Também se torna necessário explicar a MM e, infelizmente, não só a ele, que em termos militares prefere a eficácia e não a eficiência, mas isso terei que deixar para outras núpcias.
Uma última coisa: para se ter algo a funcionar, para garantir uma capacidade, é necessário ter um número de pessoas a ela alocadas, sob pena dessa capacidade não existir. E isto é tanto válido para Portugal que tem 10.5 milhões de habitantes, como para os EUA que têm 300. Dá para entender?
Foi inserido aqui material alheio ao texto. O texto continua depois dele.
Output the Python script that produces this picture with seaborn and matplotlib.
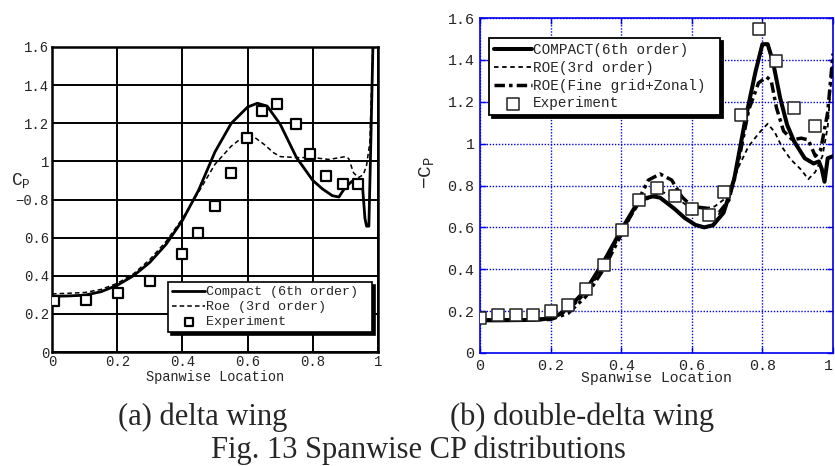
import matplotlib
matplotlib.use("Agg")
import matplotlib.pyplot as plt
import seaborn as sns
import pandas as pd

# ---------------- data: (a) delta wing ----------------
a_compact_x = [0.0, 0.05, 0.10, 0.15, 0.20, 0.25, 0.30, 0.35, 0.40, 0.45, 0.50, 0.55,
               0.60, 0.63, 0.66, 0.70, 0.75, 0.80, 0.83, 0.86, 0.88, 0.90, 0.92,
               0.935, 0.945, 0.952, 0.960, 0.965, 0.972, 0.978, 0.985]
a_compact_y = [0.292, 0.294, 0.298, 0.316, 0.350, 0.400, 0.470, 0.565, 0.690, 0.850, 1.050, 1.200,
               1.285, 1.305, 1.290, 1.195, 1.020, 0.900, 0.855, 0.820, 0.813, 0.865, 0.895,
               0.865, 0.870, 0.880, 0.700, 0.660, 0.660, 1.100, 1.650]
a_roe_x = [0.0, 0.05, 0.10, 0.15, 0.20, 0.25, 0.30, 0.35, 0.40, 0.45, 0.50, 0.55, 0.58,
           0.60, 0.62, 0.65, 0.68, 0.70, 0.75, 0.80, 0.85, 0.90, 0.91, 0.925, 0.94,
           0.955, 0.965, 0.975, 0.985]
a_roe_y = [0.305, 0.308, 0.312, 0.328, 0.360, 0.410, 0.485, 0.580, 0.700, 0.840, 0.985, 1.080, 1.120,
           1.135, 1.128, 1.090, 1.045, 1.025, 1.020, 1.020, 1.010, 1.025, 1.015, 0.940, 0.915,
           0.930, 0.980, 1.100, 1.650]
a_exp_x = [0.007, 0.104, 0.203, 0.302, 0.400, 0.447, 0.499, 0.548, 0.598, 0.645, 0.689,
           0.749, 0.792, 0.839, 0.893, 0.939]
a_exp_y = [0.268, 0.275, 0.310, 0.372, 0.516, 0.626, 0.766, 0.939, 1.124, 1.264, 1.299,
           1.194, 1.040, 0.921, 0.883, 0.880]

# ---------------- data: (b) double-delta wing ----------------
b_compact_x = [0.0, 0.05, 0.10, 0.15, 0.20, 0.225, 0.25, 0.30, 0.35, 0.40, 0.44, 0.47, 0.49,
               0.51, 0.55, 0.58, 0.61, 0.635, 0.66, 0.69, 0.72, 0.75, 0.78, 0.80, 0.815,
               0.83, 0.85, 0.87, 0.89, 0.92, 0.945, 0.96, 0.968, 0.976, 0.985, 1.0]
b_compact_y = [0.156, 0.156, 0.157, 0.158, 0.165, 0.185, 0.215, 0.300, 0.435, 0.587, 0.700, 0.740, 0.748,
               0.742, 0.690, 0.645, 0.612, 0.600, 0.610, 0.670, 0.830, 1.100, 1.340, 1.475, 1.475,
               1.390, 1.220, 1.090, 1.010, 0.930, 0.905, 0.915, 0.880, 0.818, 0.930, 0.940]
b_roe_x = [0.0, 0.10, 0.20, 0.25, 0.30, 0.35, 0.40, 0.45, 0.48, 0.515, 0.55, 0.59, 0.63, 0.665,
           0.70, 0.73, 0.76, 0.79, 0.815, 0.835, 0.855, 0.88, 0.91, 0.93, 0.95, 0.97, 0.985, 1.0]
b_roe_y = [0.160, 0.160, 0.165, 0.200, 0.285, 0.410, 0.575, 0.710, 0.740, 0.770, 0.748, 0.700, 0.690, 0.700,
           0.745, 0.880, 0.985, 1.050, 1.095, 1.055, 0.985, 0.925, 0.875, 0.830, 0.865, 0.940, 1.080, 1.420]
b_fine_x = [0.0, 0.10, 0.20, 0.25, 0.30, 0.35, 0.40, 0.44, 0.477, 0.51, 0.543, 0.572, 0.60, 0.64,
            0.676, 0.705, 0.733, 0.761, 0.789, 0.812, 0.825, 0.84, 0.86, 0.885, 0.91, 0.93,
            0.95, 0.965, 0.985, 1.0]
b_fine_y = [0.158, 0.158, 0.160, 0.190, 0.270, 0.400, 0.565, 0.700, 0.826, 0.855, 0.826, 0.746, 0.700, 0.692,
            0.668, 0.730, 0.920, 1.160, 1.290, 1.318, 1.300, 1.170, 1.060, 1.018, 1.026, 1.018,
            0.940, 0.970, 1.150, 1.430]
b_exp_x = [0.0, 0.052, 0.101, 0.151, 0.200, 0.250, 0.300, 0.350, 0.402, 0.451, 0.501, 0.551,
           0.600, 0.649, 0.690, 0.740, 0.789, 0.839, 0.890, 0.950]
b_exp_y = [0.167, 0.180, 0.180, 0.180, 0.200, 0.228, 0.308, 0.420, 0.587, 0.730, 0.786, 0.750,
           0.686, 0.659, 0.767, 1.137, 1.547, 1.397, 1.168, 1.086]

x_ticks = [0, 0.2, 0.4, 0.6, 0.8, 1.0]
x_ticklabels = ["0", "0.2", "0.4", "0.6", "0.8", "1"]
y_ticks = [0, 0.2, 0.4, 0.6, 0.8, 1.0, 1.2, 1.4, 1.6]
a_yticklabels = ["0", "0.2", "0.4", "0.6", "\u22120.8", "1", "1.2", "1.4", "1.6"]
b_yticklabels = ["0", "0.2", "0.4", "0.6", "0.8", "1", "1.2", "1.4", "1.6"]

a_labels = ["Compact (6th order)", "Roe (3rd order)", "Experiment"]
b_labels = ["COMPACT(6th order)", "ROE(3rd order)", "ROE(Fine grid+Zonal)", "Experiment"]

# ---------------- style ----------------
sns.set_theme(style="white")
MONO = ["Liberation Mono", "DejaVu Sans Mono"]
SERIF = ["Liberation Serif", "DejaVu Serif"]
plt.rcParams["font.family"] = MONO
plt.rcParams["mathtext.fontset"] = "custom"
plt.rcParams["mathtext.rm"] = "Liberation Mono"

W, H = 835, 466
fig = plt.figure(figsize=(W / 100, H / 100), dpi=100)
fig.patch.set_facecolor("white")


def px_axes(x0, y0, x1, y1):
    return fig.add_axes([x0 / W, 1 - y1 / H, (x1 - x0) / W, (y1 - y0) / H])


# ======== (a) ========
axa = px_axes(52, 47, 378, 352)
da_c = pd.DataFrame({"x": a_compact_x, "y": a_compact_y})
da_r = pd.DataFrame({"x": a_roe_x, "y": a_roe_y})
da_e = pd.DataFrame({"x": a_exp_x, "y": a_exp_y})
sns.lineplot(data=da_c, x="x", y="y", ax=axa, color="black", lw=2.0,
             estimator=None, sort=False, label=a_labels[0], zorder=3)
sns.lineplot(data=da_r, x="x", y="y", ax=axa, color="black", lw=1.1,
             linestyle=(0, (3, 2)), estimator=None, sort=False, label=a_labels[1], zorder=3)
sns.scatterplot(data=da_e, x="x", y="y", ax=axa, marker="s", s=42, facecolor="white",
                edgecolor="black", linewidth=1.6, label=a_labels[2], zorder=4)
axa.set_xlim(0, 1)
axa.set_ylim(0, 1.6)
axa.set_xticks(x_ticks)
axa.set_xticklabels(x_ticklabels, fontsize=10)
axa.set_yticks(y_ticks)
axa.set_yticklabels(a_yticklabels, fontsize=10)
axa.tick_params(length=0, pad=2)
axa.grid(True, color="black", lw=1.4, ls="-")
for s in axa.spines.values():
    s.set_color("black")
    s.set_linewidth(1.8)
axa.set_xlabel("Spanwise Location", fontsize=9.8, labelpad=1)
axa.set_ylabel("")
fig.text(11 / W, 1 - 180 / H, "C$_\\mathregular{P}$", fontsize=13, ha="left", va="center")
la = axa.legend(loc="upper left", bbox_to_anchor=(0.356, 0.03, 0.626, 0.2), mode="expand",
                fontsize=9.6, frameon=True, fancybox=False, edgecolor="black",
                handlelength=2.5, handletextpad=0.05, labelspacing=0.2,
                borderpad=0.3, borderaxespad=0, shadow={"color": "black", "alpha": 1},
                markerscale=0.8)
la.get_frame().set_linewidth(1.2)
la.get_frame().set_alpha(1)

# ======== (b) ========
BLUE = "#0000ee"
axb = px_axes(480, 18, 833, 353)
db_c = pd.DataFrame({"x": b_compact_x, "y": b_compact_y})
db_r = pd.DataFrame({"x": b_roe_x, "y": b_roe_y})
db_f = pd.DataFrame({"x": b_fine_x, "y": b_fine_y})
db_e = pd.DataFrame({"x": b_exp_x, "y": b_exp_y})
sns.lineplot(data=db_c, x="x", y="y", ax=axb, color="black", lw=2.9,
             estimator=None, sort=False, label=b_labels[0], zorder=3)
sns.lineplot(data=db_r, x="x", y="y", ax=axb, color="black", lw=1.3,
             linestyle=(0, (2.5, 2)), estimator=None, sort=False, label=b_labels[1], zorder=3)
sns.lineplot(data=db_f, x="x", y="y", ax=axb, color="black", lw=2.5,
             linestyle=(0, (3, 1.2, 1, 1.2)), estimator=None, sort=False, label=b_labels[2], zorder=3)
sns.scatterplot(data=db_e, x="x", y="y", ax=axb, marker="s", s=80, facecolor="white",
                edgecolor="#222222", linewidth=1.1, label=b_labels[3], zorder=4)
axb.set_xlim(0, 1)
axb.set_ylim(0, 1.6)
axb.set_xticks(x_ticks)
axb.set_xticklabels(x_ticklabels, fontsize=10.8)
axb.get_xticklabels()[-1].set_horizontalalignment("right")
axb.set_yticks(y_ticks)
axb.set_yticklabels(b_yticklabels, fontsize=10.8)
axb.tick_params(direction="in", length=4, width=1, color=BLUE, pad=4,
                top=True, right=True, bottom=True, left=True)
axb.grid(True, color=BLUE, lw=1.0, ls=(0, (1, 1.2)))
for s in axb.spines.values():
    s.set_color(BLUE)
    s.set_linewidth(1.2)
axb.set_xlabel("Spanwise Location", fontsize=10.6, labelpad=-1)
axb.set_ylabel("")
fig.text(427 / W, 1 - 172 / H, "\u2212C$_\\mathregular{P}$", fontsize=14, rotation=90,
         ha="center", va="center")
lb = axb.legend(loc="upper left", bbox_to_anchor=(0.0255, 0.939, 0.655, 0.0), mode="expand",
                fontsize=10.4, frameon=True, fancybox=False, edgecolor="black",
                handlelength=2.6, handletextpad=0.1, labelspacing=0.25,
                borderpad=0.35, borderaxespad=0, shadow={"color": "black", "alpha": 1})
lb.get_frame().set_linewidth(1.3)
lb.get_frame().set_alpha(1)

# ======== captions ========
fig.text(203 / W, 1 - 425 / H, "(a) delta wing", family=SERIF, fontsize=22,
         ha="center", va="baseline")
fig.text(582 / W, 1 - 425 / H, "(b) double-delta wing", family=SERIF, fontsize=22,
         ha="center", va="baseline")
fig.text(418 / W, 1 - 458 / H, "Fig. 13 Spanwise CP distributions", family=SERIF, fontsize=22,
         ha="center", va="baseline")

fig.savefig("out.png", dpi=100, facecolor="white")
Por isso caro Dr. MM quando falar em números ou em estatísticas convém ter alguma noção do que fala e de como interpretar as figuras. Já agora, tem alguma explicação para o facto de os Ramos estarem escalavrados de pessoal e o MDN inchar de civis?
E já se perguntou porque é que os sucessivos governos têm porfiado em substituir os militares em todas as funções que estes desempenhavam (e bem) fora das fileiras (Serviços de Informação, Protecção Civil, algumas EPs, Cruz Vermelha, etc. – e tudo leva a crer que querem reduzir mais – por pessoal com cartão partidário? Funções estas que também serviam como almofada reguladora de distorções na área de pessoal, e “saídas” por cima, além de fornecerem ao Estado bons profissionais a custo zero? (Por não ser necessário contratar mais ninguém).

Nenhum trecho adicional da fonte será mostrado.